コイノボリ大火が発生した時、消防組には消火設備として1919(大正8)年に購入した最新鋭の飛行機式12馬力ガソリンポンプ1台と、腕用ポンプ3台があった。しかし、ガソリンポンプは分解整備中で使えなかったという逸話が残されている(今回の展示準備中に、王子製紙の消防組が所持するガソリンポンプで消火活動を行っていたことが判明した)。
ガソリンポンプとは、江戸時代の龍吐水(りゅうどすい)、明治時代の腕用ポンプ、蒸気ポンプに続く消火道具である。

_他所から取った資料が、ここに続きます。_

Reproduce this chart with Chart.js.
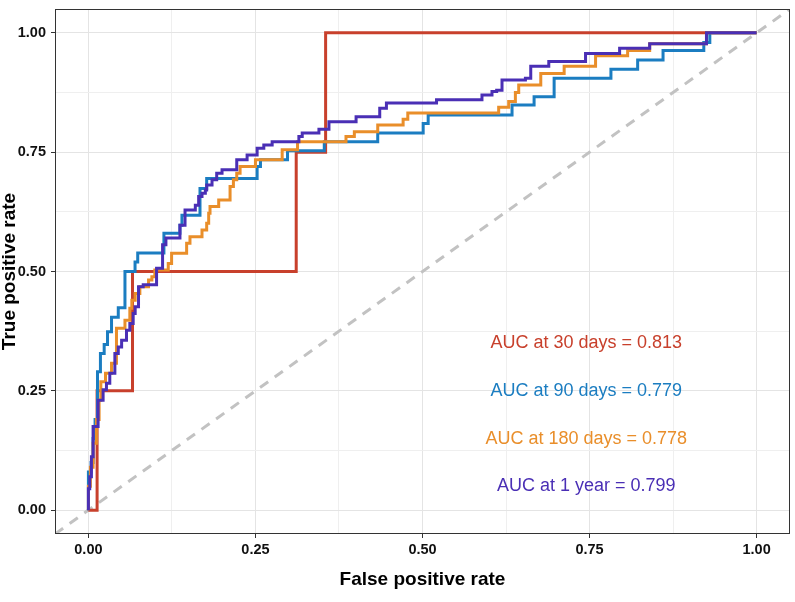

水槽に付けてエンジンを掛ければ直ちに放水できることが特徴で、性能がよく軽便であったため、大正時代に全国の地方の消防組を中心に広まっていった。
コイノボリ大火が起こる数年前、川合村消防組組頭と池田火災予防組合長(現在の十勝管内池田町川合の消防組織か)から、苫小牧消防組に対してガソリンポンプに関する問い合わせがあった。
質問の内容は「ガソリンポンプは時々機械に故障を生じて、成績不良であると評判だが、実際のところはどうなのか、使用したことがある苫小牧消防組の意見を聞きたい」。これに対して、小保方組頭は「確かなことは言えないが、機械は故障しない限りはとても有功である。機械はそもそも故障するもので、取り扱う者が注意を払えば有功」と回答していた。
ガソリンポンプの効果と整備の大切さの両方を理解していただけに、肝心なときに威力を発揮できなかったのは何とも不運であった。